FedEx has 84,700 trucks. UPS has 119,000. JB Hunt has in the range of 12,000. Most logistics and transportation companies have fleets in the range of thousands. Managing every single truck in each fleet is no mean feat. With most of these trucks geographically scattered across the planet, physically managing them is extremely difficult, if not impossible.
Enter technology and a future where the real-time location of any truck can be traced, the air pressure of its tires monitored, and driver behavior supervised – all from a remote location. Here’s a quick peek into the technologies that will make it possible:
Telematics is not a standalone technology, but a combination of several technologies including telecommunication, vehicular engineering, smart sensors, GPS navigation, cloud connectivity, and multimedia services.
The future of fleet management will have telematics infusion at scale. It will enable transporters to have access to vehicular data at ground-level. For example, tire pressure monitoring sensors will stream data using 5G connectivity to cloud servers and mobile apps. Truck drivers and fleet managers alike can view the tire’s pressure on their mobile devices or full-screen dashboards to maintain pressure levels.

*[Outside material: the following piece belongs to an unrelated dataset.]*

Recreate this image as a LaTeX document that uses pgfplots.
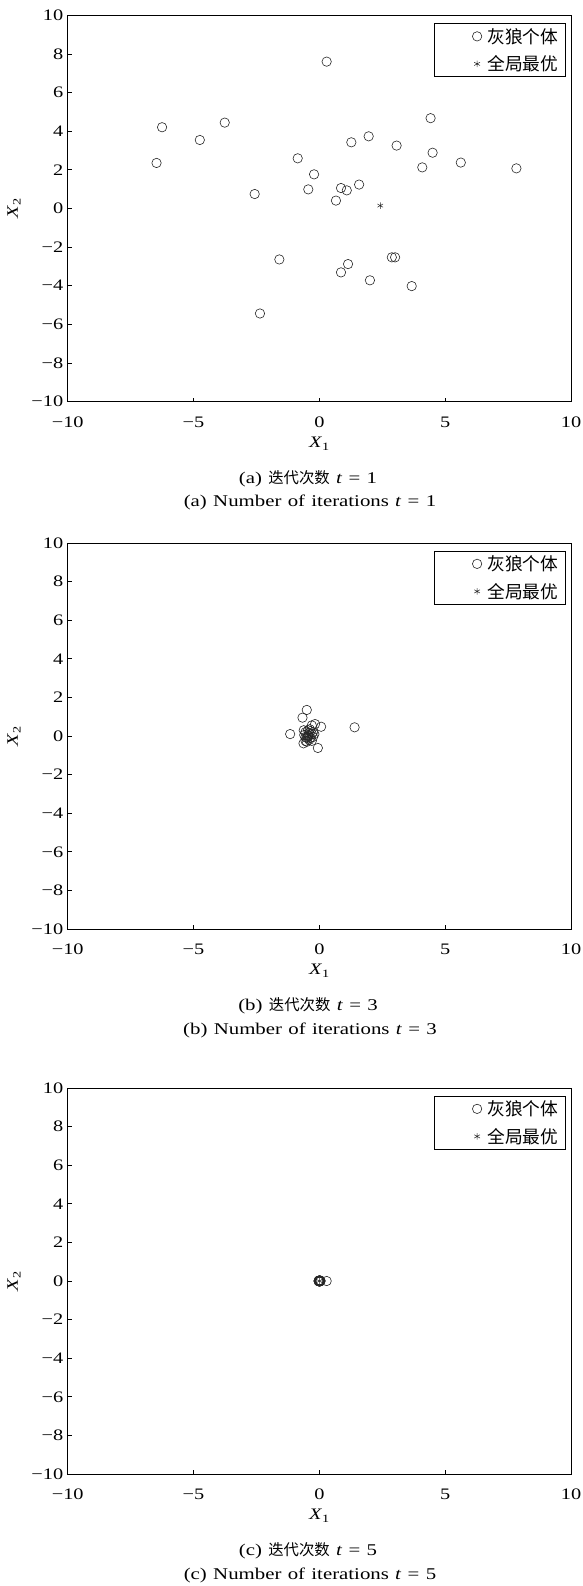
\documentclass[border=0pt]{standalone}
\usepackage{fontspec}
\setmainfont{Liberation Serif}[FakeStretch=1.27]
\newfontfamily\cjk{Noto Sans CJK SC}
\usepackage{pgfplots}
\pgfplotsset{compat=1.18}
\newcommand{\fs}{\fontsize{16}{19}\selectfont}
\newcommand{\cj}[1]{{\fontsize{15.4}{19}\selectfont\cjk #1}}
\newcommand{\capfont}{\fontsize{16.4}{19}\selectfont\spaceskip=6.3pt\relax}
\pgfplotsset{
  wolf/.style={
    scale only axis,
    width=503.3pt, height=386pt,
    xmin=-10, xmax=10, ymin=-10, ymax=10,
    xtick={-10,-5,0,5,10},
    xticklabels={−10,−5,0,5,10},
    ytick={-10,-8,-6,-4,-2,0,2,4,6,8,10},
    yticklabels={−10,−8,−6,−4,−2,0,2,4,6,8,10},
    tick align=inside,
    tick pos=left,
    major tick length=4pt,
    tick style={black, line width=0.8pt},
    axis line style={line width=0.9pt},
    ticklabel style={font=\fs},
    xticklabel style={yshift=-11.5pt},
    yticklabel style={xshift=-1pt},
    xlabel={\textit{X}\textsubscript{1}},
    ylabel={\textit{X}\textsubscript{2}},
    every axis x label/.style={at={(axis description cs:0.5,0)}, anchor=center, yshift=-42pt, font=\fs},
    every axis y label/.style={at={(axis description cs:-0.1067,0.5)}, anchor=center, rotate=90, font=\fs},
    legend style={at={(axis description cs:0.9895,0.98)}, anchor=north east,
      draw=black, line width=0.8pt, font=\fontsize{17.7}{20}\selectfont\cjk,
      inner xsep=5pt, inner ysep=2.5pt, row sep=7pt},
    legend cell align=left,
    legend image code/.code={%
      \path (0pt,0pt) (45pt,0pt);
      \draw[##1] plot coordinates {(37pt,0pt)};},
  },
  wolfmark/.style={only marks, mark=o, mark size=4.7pt, black!85, mark options={line width=0.6pt}},
  bestmark/.style={only marks, mark=asterisk, mark size=3.3pt, black!85, mark options={line width=0.5pt}},
}
\begin{document}
\begin{tikzpicture}[x=1pt,y=1pt]
\useasboundingbox (0,0) rectangle (582,-1586);
% ---------------- (a)
\begin{axis}[wolf, at={(67.7pt,-15.5pt)}, anchor=north west]
\addplot[wolfmark] coordinates {
(0.29,7.61) (-6.25,4.21) (-4.75,3.55) (-3.76,4.45) (-6.47,2.36)
(-0.86,2.60) (-0.21,1.77) (-2.57,0.75) (-0.44,0.99) (0.86,1.06)
(1.09,0.94) (0.66,0.41) (1.58,1.24) (1.27,3.43) (1.96,3.74)
(3.07,3.26) (4.42,4.68) (4.50,2.89) (4.09,2.13) (5.62,2.38)
(7.83,2.08) (-1.59,-2.64) (-2.36,-5.44) (2.88,-2.53) (3.01,-2.53)
(1.14,-2.88) (0.86,-3.31) (2.01,-3.72) (3.67,-4.02)
};
\addlegendentry{灰狼个体}
\addplot[bestmark] coordinates {(2.42,0.15)};
\addlegendentry{全局最优}
\end{axis}
% ---------------- (b)
\begin{axis}[wolf, at={(67.7pt,-543pt)}, anchor=north west]
\addplot[wolfmark] coordinates {
(-0.50,1.35) (-0.67,0.95) (-1.16,0.10) (1.40,0.45) (-0.06,-0.62)
(0.07,0.48) (-0.17,0.62) (-0.30,0.55) (-0.63,-0.38)
(-0.55,0.20) (-0.45,0.30) (-0.35,0.25) (-0.30,0.10) (-0.50,-0.10)
(-0.40,-0.20) (-0.55,-0.25) (-0.25,-0.05) (-0.45,0.05) (-0.35,-0.10)
(-0.60,0.05) (-0.25,0.20) (-0.40,0.15) (-0.50,-0.30) (-0.30,-0.25)
(-0.45,-0.05) (-0.20,0.10) (-0.62,0.30) (-0.38,0.35) (-0.55,-0.05)
(-0.42,0.00)
};
\addlegendentry{灰狼个体}
\addplot[bestmark] coordinates {(-0.42,0.02)};
\addlegendentry{全局最优}
\end{axis}
% ---------------- (c)
\begin{axis}[wolf, at={(67.7pt,-1088pt)}, anchor=north west]
\addplot[wolfmark] coordinates {
(0.00,0.00) (0.02,0.01) (-0.02,0.00) (0.01,-0.02) (-0.01,0.02)
(0.03,0.00) (0.00,0.03) (-0.03,-0.01) (0.02,-0.01) (0.00,-0.02)
(-0.02,0.02) (0.01,0.01) (0.04,0.02) (-0.01,-0.01) (0.02,0.03)
(0.00,0.01) (-0.02,-0.02) (0.03,-0.02) (0.01,0.00) (-0.01,0.00)
(0.00,-0.01) (0.02,0.02) (-0.03,0.01) (0.01,-0.03) (0.05,0.00)
(0.00,0.02) (-0.02,0.01) (0.03,0.01) (0.29,0.00)
};
\addlegendentry{灰狼个体}
\addplot[bestmark] coordinates {(0.00,0.00)};
\addlegendentry{全局最优}
\end{axis}
% captions
\node at (308,-478.5) {\capfont (a) \cj{迭代次数} \textit{t} = 1};
\node at (310,-502.5) {\capfont (a) Number of iterations \textit{t} = 1};
\node at (308,-1006) {\capfont (b) \cj{迭代次数} \textit{t} = 3};
\node at (310,-1030) {\capfont (b) Number of iterations \textit{t} = 3};
\node at (308,-1551) {\capfont (c) \cj{迭代次数} \textit{t} = 5};
\node at (310,-1575) {\capfont (c) Number of iterations \textit{t} = 5};
\end{tikzpicture}
\end{document}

"There was a time when telematics was a nice-to-have. Now, [it] is a must-have.” Andrés Irlando Verizon Connect's chief executive said at the annual Latitude conference.
Did you know that UPS trucks never take a left turn? Apparently, vehicle routing software has determined that left turns were a waste of time as it resulted in longer routes. By avoiding left turns, UPS saves close to 10 million gallons of fuel annually( CNN) and has reduced accidents associated with left-hand turns.
UPS is a giant in the logistics industry and has invested heavily in routing software that suggests cost-saving routes without left turns. Thanks to the democratization of technology, even small scale transported and logistic players are now able to integrate GPS-based navigation systems into their backendx. This will pave a better future for the transportation industry where data-backed route planning will be the norm.
On November 27, 2017, Elon Musk arrived on the stage on a Tesla driverless truck. That marked the first day autonomous trucks, not just cars, became a commercially viable offering. Aside from Tesla, major truck manufacturers like Daimler are racing to build autonomous trucks that are super-efficient at navigating their own way on highways and there are no foreseeable reasons why transporters would not embrace these smart and cost-efficient autonomous trucks for their operations.
The Internet of Things has been in the news for all the right reasons. It is creating a mesh of digitally connected devices that exchange data and interact with each other through cloud servers.
One possible use of IoT in fleet management is predictive management. Trucks are heavy-weight machines that suffer extreme wear and tear due to long-distance hauls. Unfortunately, when fleet size is in the range of thousands, it is difficult for fleet owners to zero in on trucks that need preventive maintenance. IoT can solve this problem.
IoT sensors attached to vehicle parts can stream data that can be analyzed to predict possible breakdowns. This helps in preventing unexpected downtimes and also contributes to extending the truck’s lifespan. In fact, insurers in the United Kingdom have already started integrating IoT data in motor insurance premium calculations.
Although they are key components of the global economy, the transport and logistics industry has been accused of being the harbinger of global warming and climate change. Enter Electric Vehicles.
Electric vehicles use embedded batteries as power sources for propelling the vehicle instead of fossil fuels like petrol or diesel. Compared to fossil fuels that emit hazardous pollutants, EV vehicles have negligible emissions. Although it will take some time before we see them on the roads, Tesla’s autonomous trucks hint at the beginning of a better future.
The future of commercial fleet management is one that is highly influenced by digital technologies. These trends prove that we are inching closer to a future where autonomous vehicles and data-backed route plans will be the norm. These tech-based innovations will lighten the load for fleet managers. In the process, they will also result in cost savings and augment operational efficiency.